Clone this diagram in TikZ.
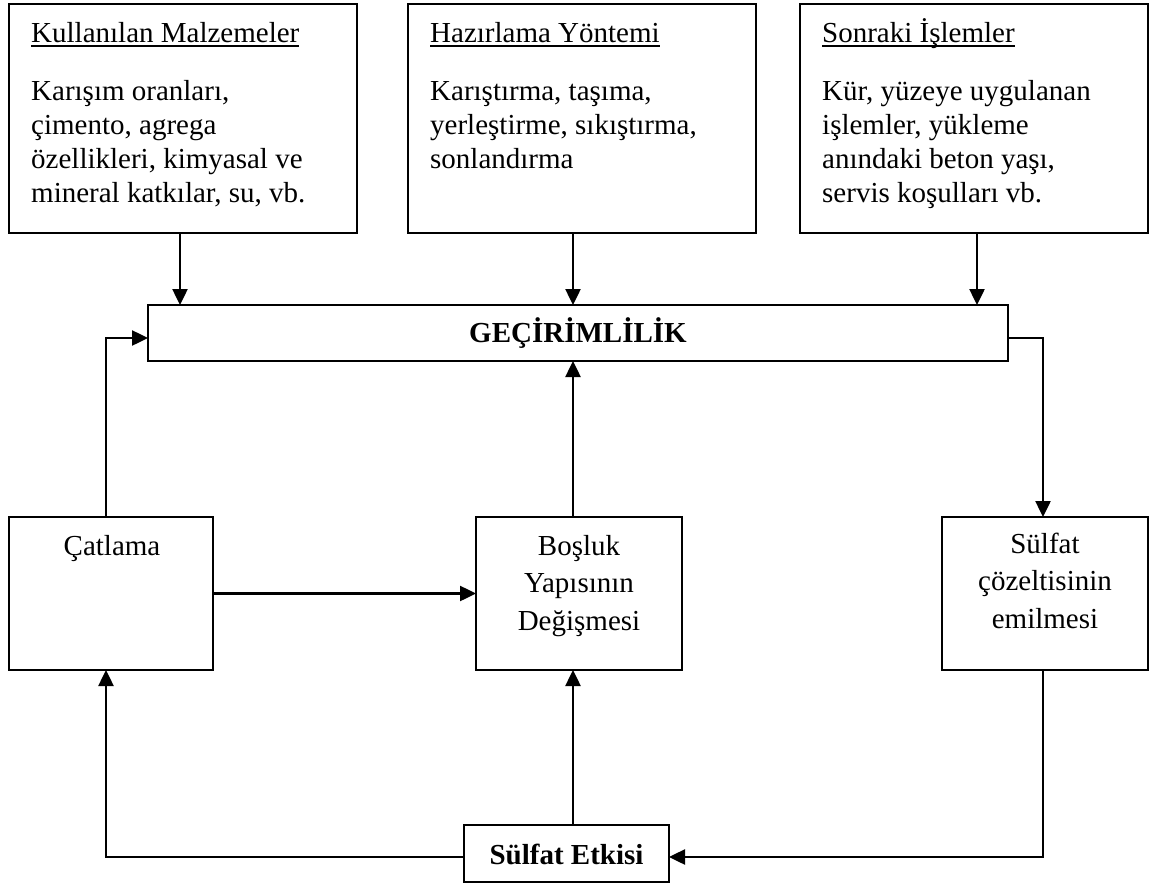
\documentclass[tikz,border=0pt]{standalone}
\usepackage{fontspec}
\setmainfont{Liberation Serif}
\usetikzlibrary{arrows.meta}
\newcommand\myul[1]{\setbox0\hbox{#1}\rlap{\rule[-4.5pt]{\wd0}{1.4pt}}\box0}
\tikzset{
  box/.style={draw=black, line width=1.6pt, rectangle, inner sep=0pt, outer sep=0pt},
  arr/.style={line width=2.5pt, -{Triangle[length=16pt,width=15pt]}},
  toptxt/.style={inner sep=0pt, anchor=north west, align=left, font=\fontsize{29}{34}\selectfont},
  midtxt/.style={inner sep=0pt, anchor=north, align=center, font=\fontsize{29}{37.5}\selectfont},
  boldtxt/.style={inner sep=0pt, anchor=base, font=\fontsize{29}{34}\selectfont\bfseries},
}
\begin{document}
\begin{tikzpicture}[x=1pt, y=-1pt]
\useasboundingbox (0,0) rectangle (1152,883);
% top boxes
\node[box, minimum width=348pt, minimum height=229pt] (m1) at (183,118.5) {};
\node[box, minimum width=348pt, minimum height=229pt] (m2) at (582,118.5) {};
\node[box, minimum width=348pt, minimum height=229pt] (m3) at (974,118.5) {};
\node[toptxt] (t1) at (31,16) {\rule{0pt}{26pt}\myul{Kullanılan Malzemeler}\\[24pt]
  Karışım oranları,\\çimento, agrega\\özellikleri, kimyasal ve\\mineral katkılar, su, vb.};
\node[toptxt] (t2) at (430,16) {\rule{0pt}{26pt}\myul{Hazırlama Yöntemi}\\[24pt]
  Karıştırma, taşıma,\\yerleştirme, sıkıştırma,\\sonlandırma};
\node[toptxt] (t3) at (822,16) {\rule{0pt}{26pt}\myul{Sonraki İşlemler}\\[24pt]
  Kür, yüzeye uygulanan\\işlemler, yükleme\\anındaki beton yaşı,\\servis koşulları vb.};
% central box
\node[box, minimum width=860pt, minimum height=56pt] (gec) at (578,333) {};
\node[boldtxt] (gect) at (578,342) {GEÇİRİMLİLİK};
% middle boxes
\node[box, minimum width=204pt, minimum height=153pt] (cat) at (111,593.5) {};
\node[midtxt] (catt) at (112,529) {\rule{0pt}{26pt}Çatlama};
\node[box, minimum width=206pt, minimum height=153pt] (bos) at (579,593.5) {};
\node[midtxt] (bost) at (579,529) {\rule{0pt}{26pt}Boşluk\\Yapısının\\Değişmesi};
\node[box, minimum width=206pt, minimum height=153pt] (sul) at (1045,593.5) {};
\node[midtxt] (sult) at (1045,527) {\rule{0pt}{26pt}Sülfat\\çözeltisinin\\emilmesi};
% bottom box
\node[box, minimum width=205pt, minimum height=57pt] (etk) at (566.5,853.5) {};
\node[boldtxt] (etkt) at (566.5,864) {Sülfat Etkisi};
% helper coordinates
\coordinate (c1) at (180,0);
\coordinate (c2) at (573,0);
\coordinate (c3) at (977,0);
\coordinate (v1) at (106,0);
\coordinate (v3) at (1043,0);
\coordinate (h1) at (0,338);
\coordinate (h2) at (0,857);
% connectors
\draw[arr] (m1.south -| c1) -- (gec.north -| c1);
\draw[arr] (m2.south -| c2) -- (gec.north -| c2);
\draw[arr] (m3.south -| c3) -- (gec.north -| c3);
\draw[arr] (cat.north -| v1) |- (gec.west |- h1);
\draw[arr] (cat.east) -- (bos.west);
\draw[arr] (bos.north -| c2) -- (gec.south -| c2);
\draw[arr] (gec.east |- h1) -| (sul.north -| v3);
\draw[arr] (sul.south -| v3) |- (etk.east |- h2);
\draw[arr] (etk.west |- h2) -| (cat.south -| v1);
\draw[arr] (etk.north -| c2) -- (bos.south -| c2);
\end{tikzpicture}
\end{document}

-------

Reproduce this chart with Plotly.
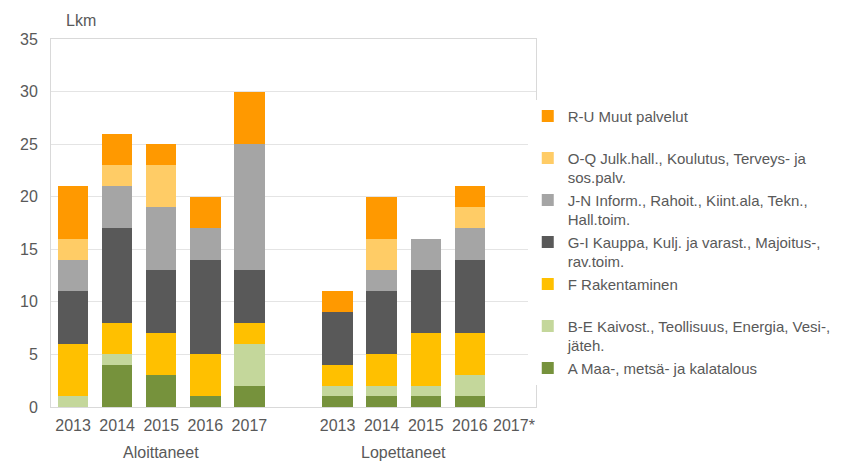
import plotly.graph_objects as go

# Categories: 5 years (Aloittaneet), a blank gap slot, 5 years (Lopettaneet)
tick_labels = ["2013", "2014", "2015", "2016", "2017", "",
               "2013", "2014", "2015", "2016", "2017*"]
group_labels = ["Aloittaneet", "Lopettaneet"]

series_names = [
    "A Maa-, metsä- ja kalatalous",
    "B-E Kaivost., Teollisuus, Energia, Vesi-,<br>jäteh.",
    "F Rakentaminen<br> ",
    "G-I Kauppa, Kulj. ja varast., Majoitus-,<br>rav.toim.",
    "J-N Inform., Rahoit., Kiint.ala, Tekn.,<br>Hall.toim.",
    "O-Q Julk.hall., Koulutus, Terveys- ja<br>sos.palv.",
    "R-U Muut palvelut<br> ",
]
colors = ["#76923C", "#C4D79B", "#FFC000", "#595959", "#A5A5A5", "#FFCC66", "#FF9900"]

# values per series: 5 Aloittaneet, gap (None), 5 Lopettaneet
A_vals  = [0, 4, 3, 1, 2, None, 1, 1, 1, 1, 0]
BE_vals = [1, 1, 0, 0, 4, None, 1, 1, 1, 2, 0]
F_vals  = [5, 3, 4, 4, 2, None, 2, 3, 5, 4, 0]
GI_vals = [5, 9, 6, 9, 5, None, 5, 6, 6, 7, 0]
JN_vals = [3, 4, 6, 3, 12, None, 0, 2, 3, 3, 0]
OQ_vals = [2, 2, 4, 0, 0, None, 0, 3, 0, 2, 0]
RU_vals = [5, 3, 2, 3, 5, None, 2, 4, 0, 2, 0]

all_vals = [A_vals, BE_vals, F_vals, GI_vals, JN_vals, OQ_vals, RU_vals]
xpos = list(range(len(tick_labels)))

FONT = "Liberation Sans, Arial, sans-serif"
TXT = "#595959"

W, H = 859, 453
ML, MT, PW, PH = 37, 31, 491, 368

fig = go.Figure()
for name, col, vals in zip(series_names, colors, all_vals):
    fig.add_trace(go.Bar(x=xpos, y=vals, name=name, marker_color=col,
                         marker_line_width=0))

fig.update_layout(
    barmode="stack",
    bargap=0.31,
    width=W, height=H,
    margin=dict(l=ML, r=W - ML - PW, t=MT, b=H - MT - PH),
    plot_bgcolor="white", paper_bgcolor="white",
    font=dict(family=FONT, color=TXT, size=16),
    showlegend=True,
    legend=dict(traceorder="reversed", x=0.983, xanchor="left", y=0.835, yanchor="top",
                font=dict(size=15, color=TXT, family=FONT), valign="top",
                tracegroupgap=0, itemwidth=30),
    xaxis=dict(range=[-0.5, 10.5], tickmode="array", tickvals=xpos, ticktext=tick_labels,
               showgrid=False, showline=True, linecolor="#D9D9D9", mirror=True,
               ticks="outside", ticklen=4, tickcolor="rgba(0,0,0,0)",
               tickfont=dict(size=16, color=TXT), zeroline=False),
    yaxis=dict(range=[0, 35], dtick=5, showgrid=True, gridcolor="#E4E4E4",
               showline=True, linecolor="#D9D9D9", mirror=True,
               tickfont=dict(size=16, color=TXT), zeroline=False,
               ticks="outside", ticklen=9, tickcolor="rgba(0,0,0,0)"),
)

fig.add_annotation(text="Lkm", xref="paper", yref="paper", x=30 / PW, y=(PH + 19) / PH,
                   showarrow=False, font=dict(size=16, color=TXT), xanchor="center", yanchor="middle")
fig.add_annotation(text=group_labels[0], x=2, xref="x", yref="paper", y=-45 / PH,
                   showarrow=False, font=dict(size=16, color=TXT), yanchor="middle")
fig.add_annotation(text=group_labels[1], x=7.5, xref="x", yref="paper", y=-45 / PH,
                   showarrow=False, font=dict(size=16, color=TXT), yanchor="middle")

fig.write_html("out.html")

-------

Where a line above contains the word "this", copy that line.

Clone this diagram in TikZ.
Reproduce this chart with Plotly.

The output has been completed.